→ EXERCISE DESCRIPTION: Exclude pictures. Extract exactly the lines from the one that contains "Clone this chart" down to the one that contains "const legendOrder = [3, 2, 1, 0];", both included.

→ RAW RECORDS:

╔══

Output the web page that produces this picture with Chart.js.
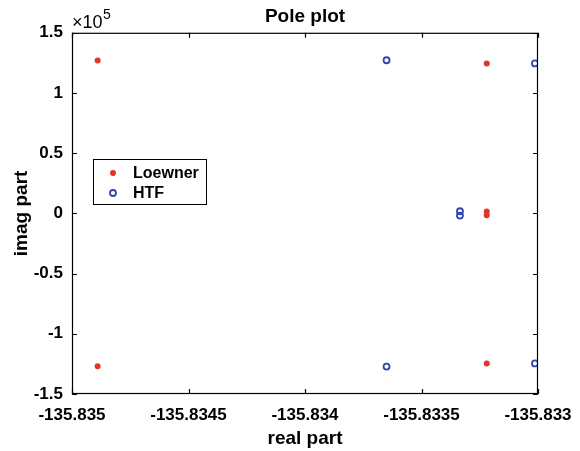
<!DOCTYPE html>
<html lang="en">
<head>
  <meta charset="UTF-8">
  <title>Pole plot</title>
  <script src="https://cdn.jsdelivr.net/npm/chart.js"></script>
  <style>
    body { margin: 0; background: #fff; }
    #wrap { width: 580px; height: 451px; }
  </style>
</head>
<body>
  <div id="wrap"><canvas id="poleChart" width="580" height="451"></canvas></div>
  <script>
    // pole locations
    const loewnerReal = [-135.83489, -135.83489, -135.83322, -135.83322, -135.83322, -135.83322];
    const loewnerImag = [126900, -126900, 124600, -124600, 1600, -1600];
    const htfReal = [-135.83365, -135.83365, -135.833013, -135.833013, -135.833335, -135.833335];
    const htfImag = [127200, -127200, 124600, -124600, 1800, -1800];

    const xTickVals = [-135.835, -135.8345, -135.834, -135.8335, -135.833];
    const xTickLabels = ['-135.835', '-135.8345', '-135.834', '-135.8335', '-135.833'];
    const yTickVals = [150000, 100000, 50000, 0, -50000, -100000, -150000];
    const yTickLabels = ['1.5', '1', '0.5', '0', '-0.5', '-1', '-1.5'];

    const RED = '#e2342b';
    const BLUE = '#2f45b0';
    const FONT = 'Liberation Sans, Arial, sans-serif';

    const toPoints = (xs, ys) => xs.map((x, i) => ({ x: x, y: ys[i] }));

    // box, inward ticks, exponent label and legend, MATLAB style
    const matlabFrame = {
      id: 'matlabFrame',
      afterDraw(chart) {
        const c = chart.ctx;
        const a = chart.chartArea;
        const xs = chart.scales.x, ys = chart.scales.y;
        c.save();
        c.strokeStyle = '#000';
        c.lineWidth = 1.2;
        c.strokeRect(a.left + 0.5, a.top + 0.5, a.right - a.left - 1, a.bottom - a.top - 1);
        c.beginPath();
        xTickVals.forEach(v => {
          const px = Math.round(xs.getPixelForValue(v)) + 0.5;
          c.moveTo(px, a.bottom); c.lineTo(px, a.bottom - 5);
          c.moveTo(px, a.top); c.lineTo(px, a.top + 5);
        });
        yTickVals.forEach(v => {
          const py = Math.round(ys.getPixelForValue(v)) + 0.5;
          c.moveTo(a.left, py); c.lineTo(a.left + 5, py);
          c.moveTo(a.right, py); c.lineTo(a.right - 5, py);
        });
        c.stroke();

        // x10^5
        c.fillStyle = '#000';
        c.textBaseline = 'alphabetic';
        c.textAlign = 'left';
        c.font = '18px ' + FONT;
        c.fillText('\u00d710', a.left, 28);
        c.font = '14px ' + FONT;
        c.fillText('5', a.left + 31, 19);

        // legend
        const lx = 93, ly = 159, lw = 113, lh = 45;
        c.fillStyle = '#fff';
        c.fillRect(lx, ly, lw, lh);
        c.lineWidth = 1;
        c.strokeRect(lx + 0.5, ly + 0.5, lw, lh);
        const rows = [
          { label: chart.data.datasets[0].label, y: ly + 14 },
          { label: chart.data.datasets[1].label, y: ly + 34 }
        ];
        c.fillStyle = RED;
        c.beginPath(); c.arc(113, rows[0].y, 3, 0, Math.PI * 2); c.fill();
        c.strokeStyle = BLUE; c.lineWidth = 1.8;
        c.beginPath(); c.arc(113, rows[1].y, 3, 0, Math.PI * 2); c.stroke();
        c.fillStyle = '#000';
        c.font = 'bold 16px ' + FONT;
        c.textBaseline = 'middle';
        rows.forEach(r => c.fillText(r.label, 133, r.y + 1));
        c.restore();
      }
    };

    new Chart(document.getElementById('poleChart'), {
      type: 'scatter',
      data: {
        datasets: [
          {
            label: 'Loewner',
            data: toPoints(loewnerReal, loewnerImag),
            pointStyle: 'circle',
            pointRadius: 3,
            backgroundColor: RED,
            borderColor: RED,
            borderWidth: 0
          },
          {
            label: 'HTF',
            data: toPoints(htfReal, htfImag),
            pointStyle: 'circle',
            pointRadius: 3,
            backgroundColor: 'rgba(0,0,0,0)',
            borderColor: BLUE,
            borderWidth: 1.8
          }
        ]
      },
      options: {
        responsive: false,
        animation: false,
        layout: { padding: { left: 0, right: 42, top: 0, bottom: 0 } },
        plugins: {
          legend: { display: false },
          tooltip: { enabled: false },
          title: {
            display: true,
            fullSize: false,
            text: 'Pole plot',
            color: '#000',
            font: { family: FONT, size: 19, weight: 'bold' },
            padding: { top: 5, bottom: 5 }
          }
        },
        scales: {
          x: {
            type: 'linear',
            min: -135.835,
            max: -135.833,
            afterFit: s => { s.height = 57; s.paddingLeft = 0; s.paddingRight = 0; },
            afterBuildTicks: s => { s.ticks = xTickVals.map(v => ({ value: v })); },
            grid: { display: false, drawTicks: false },
            border: { display: false },
            ticks: {
              color: '#000',
              padding: 11,
              maxRotation: 0,
              autoSkip: false,
              font: { family: FONT, size: 17, weight: 'bold' },
              callback: (v, i) => xTickLabels[i]
            },
            title: {
              display: true,
              text: 'real part',
              color: '#000',
              font: { family: FONT, size: 19, weight: 'bold' },
              padding: { top: 0, bottom: 1 }
            }
          },
          y: {
            type: 'linear',
            min: -150000,
            max: 150000,
            afterFit: s => { s.width = 72; },
            afterBuildTicks: s => { s.ticks = yTickVals.map(v => ({ value: v })); },
            grid: { display: false, drawTicks: false },
            border: { display: false },
            ticks: {
              color: '#000',
              padding: 9,
              autoSkip: false,
              font: { family: FONT, size: 17, weight: 'bold' },
              callback: (v, i) => yTickLabels[i]
            },
            title: {
              display: true,
              text: 'imag part',
              color: '#000',
              font: { family: FONT, size: 19, weight: 'bold' },
              padding: { top: 10, bottom: 0 }
            }
          }
        }
      },
      plugins: [matlabFrame]
    });
  </script>
</body>
</html>
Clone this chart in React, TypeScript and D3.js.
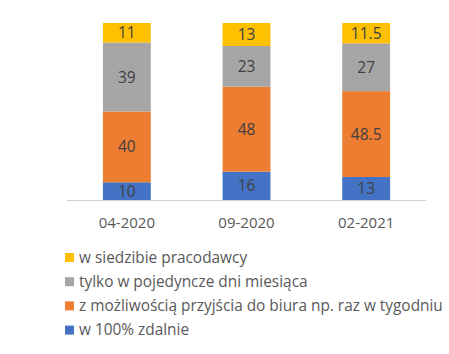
import React from "react";
import * as d3 from "d3";

const categories = ["04-2020", "09-2020", "02-2021"];
const seriesNames = [
  "w 100% zdalnie",
  "z możliwością przyjścia do biura np. raz w tygodniu",
  "tylko w pojedyncze dni miesiąca",
  "w siedzibie pracodawcy",
];
const remote100 = [10, 16, 13];
const weekly = [40, 48, 48.5];
const fewDays = [39, 23, 27];
const office = [11, 13, 11.5];

const colors = ["#4472C4", "#ED7D31", "url(#grayDots)", "#FFC000"];
const font = "'Open Sans', sans-serif";

export default function App() {
  const width = 449;
  const height = 354;

  const rows = categories.map((c, i) => ({
    cat: c,
    s0: remote100[i],
    s1: weekly[i],
    s2: fewDays[i],
    s3: office[i],
  }));
  const keys = ["s0", "s1", "s2", "s3"];
  const stacked = d3.stack<any>().keys(keys)(rows);

  const x = d3
    .scaleBand()
    .domain(categories)
    .range([67, 426])
    .paddingInner(0.6)
    .paddingOuter(0.3);
  const y = d3.scaleLinear().domain([0, 100]).range([200, 23]);

  // legend lists the top series first
  const legendOrder = [3, 2, 1, 0];

  return (
    <svg
      width={width}
      height={height}
      style={{ position: "absolute", left: 0, top: 0, background: "#fff" }}
    >
      <defs>
        {/* fine dithered gray, like the textured fill in the source */}
        <pattern id="grayDots" width="2" height="2" patternUnits="userSpaceOnUse">
          <rect width="2" height="2" fill="#AEAEAE" />
          <rect x="0" y="0" width="1" height="1" fill="#9A9A9A" />
          <rect x="1" y="1" width="1" height="1" fill="#A0A0A0" />
        </pattern>
      </defs>

      {stacked.map((layer, li) => (
        <g key={li}>
          {layer.map((d, i) => {
            const x0 = x(categories[i]) as number;
            const top = y(d[1]);
            const bottom = y(d[0]);
            const val = d[1] - d[0];
            return (
              <g key={i}>
                <rect
                  x={x0}
                  y={top}
                  width={x.bandwidth()}
                  height={bottom - top}
                  fill={colors[li]}
                />
                <text
                  x={x0 + x.bandwidth() / 2}
                  y={(top + bottom) / 2}
                  dy="0.36em"
                  textAnchor="middle"
                  fontFamily={font}
                  fontSize={15.5}
                  fill="#404040"
                >
                  {String(val)}
                </text>
              </g>
            );
          })}
        </g>
      ))}

      <line x1={67} x2={426} y1={200.5} y2={200.5} stroke="#D0D0D0" strokeWidth={1} />

      {categories.map((c) => (
        <text
          key={c}
          x={(x(c) as number) + x.bandwidth() / 2}
          y={228}
          textAnchor="middle"
          fontFamily={font}
          fontSize={15}
          fill="#595959"
        >
          {c}
        </text>
      ))}

      {legendOrder.map((si, k) => {
        const cy = 257.5 + k * 24.2;
        return (
          <g key={si}>
            <rect x={65} y={cy - 4.5} width={9} height={9} fill={colors[si]} />
            <text
              x={79}
              y={cy}
              dy="0.35em"
              fontFamily={font}
              fontSize={15.4}
              fill="#595959"
            >
              {seriesNames[si]}
            </text>
          </g>
        );
      })}
    </svg>
  );
}
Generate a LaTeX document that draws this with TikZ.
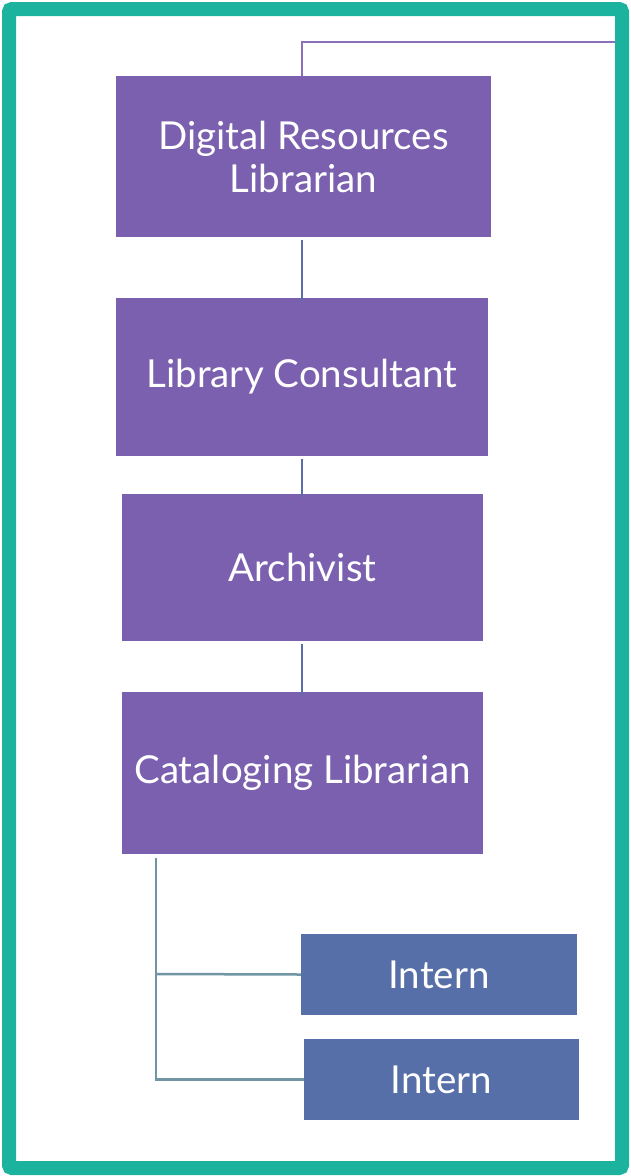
\documentclass[tikz,border=0pt]{standalone}
\usepackage{fontspec}
\setmainfont{Lato}
\definecolor{boxpurple}{HTML}{7A60AF}
\definecolor{boxblue}{HTML}{566FA8}
\definecolor{frameteal}{HTML}{1BB39E}
\definecolor{lineblue}{HTML}{5A6FA8}
\definecolor{linepurple}{HTML}{8A70B8}
\definecolor{linegray}{HTML}{7096A4}
\begin{document}
\begin{tikzpicture}[x=1pt,y=-1pt,
  rolebox/.style={fill=boxpurple,draw=none,text=white,align=center,font=\fontsize{38.5}{43}\selectfont,inner sep=0pt},
  internbox/.style={fill=boxblue,draw=none,text=white,align=center,font=\fontsize{38.5}{43}\selectfont,inner sep=0pt},
  conn/.style={draw=lineblue,line width=2.5pt},
  topconn/.style={draw=linepurple,line width=2.5pt},
  iconn/.style={draw=linegray,line width=2.5pt}]
\useasboundingbox (0,0) rectangle (631,1176);
\fill[white] (0,0) rectangle (631,1176);
% boxes
\node[rolebox,minimum width=375pt,minimum height=161pt] (drl) at (303.5,156.5) {Digital Resources\\Librarian};
\node[rolebox,minimum width=372pt,minimum height=158pt] (lc) at (302,377) {Library Consultant};
\node[rolebox,minimum width=361pt,minimum height=147pt] (arc) at (302.5,567.5) {Archivist};
\node[rolebox,minimum width=361pt,minimum height=162pt] (cat) at (302.5,773) {Cataloging Librarian};
\node[internbox,minimum width=276pt,minimum height=81pt] (in1) at (439,974.5) {Intern};
\node[internbox,minimum width=275pt,minimum height=81pt] (in2) at (441.5,1079.5) {Intern};
% connectors
\coordinate (topright) at (617,42);
\draw[topconn] (topright) -| (drl.north -| 302,0);
\draw[conn] (drl.south -| 302,0) ++(0,3) -- ([yshift=-3pt]lc.north -| 302,0);
\draw[conn] (lc.south -| 302,0) ++(0,3) -- ([yshift=-3pt]arc.north -| 302,0);
\draw[conn] (arc.south -| 302,0) ++(0,3) -- ([yshift=-3pt]cat.north -| 302,0);
\coordinate (trunk) at (156,858);
\draw[iconn] (trunk) |- (in2.west);
\draw[iconn] (156,974) -- (in1.west);
% frame
\draw[frameteal,line width=14pt,rounded corners=3pt] (9,9) rectangle (622,1168);
\end{tikzpicture}
\end{document}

╚══

→ CORRECT RESPONSE:
Clone this chart in React, TypeScript and D3.js.
import React from "react";
import * as d3 from "d3";

const categories = ["04-2020", "09-2020", "02-2021"];
const seriesNames = [
  "w 100% zdalnie",
  "z możliwością przyjścia do biura np. raz w tygodniu",
  "tylko w pojedyncze dni miesiąca",
  "w siedzibie pracodawcy",
];
const remote100 = [10, 16, 13];
const weekly = [40, 48, 48.5];
const fewDays = [39, 23, 27];
const office = [11, 13, 11.5];

const colors = ["#4472C4", "#ED7D31", "url(#grayDots)", "#FFC000"];
const font = "'Open Sans', sans-serif";

export default function App() {
  const width = 449;
  const height = 354;

  const rows = categories.map((c, i) => ({
    cat: c,
    s0: remote100[i],
    s1: weekly[i],
    s2: fewDays[i],
    s3: office[i],
  }));
  const keys = ["s0", "s1", "s2", "s3"];
  const stacked = d3.stack<any>().keys(keys)(rows);

  const x = d3
    .scaleBand()
    .domain(categories)
    .range([67, 426])
    .paddingInner(0.6)
    .paddingOuter(0.3);
  const y = d3.scaleLinear().domain([0, 100]).range([200, 23]);

  // legend lists the top series first
  const legendOrder = [3, 2, 1, 0];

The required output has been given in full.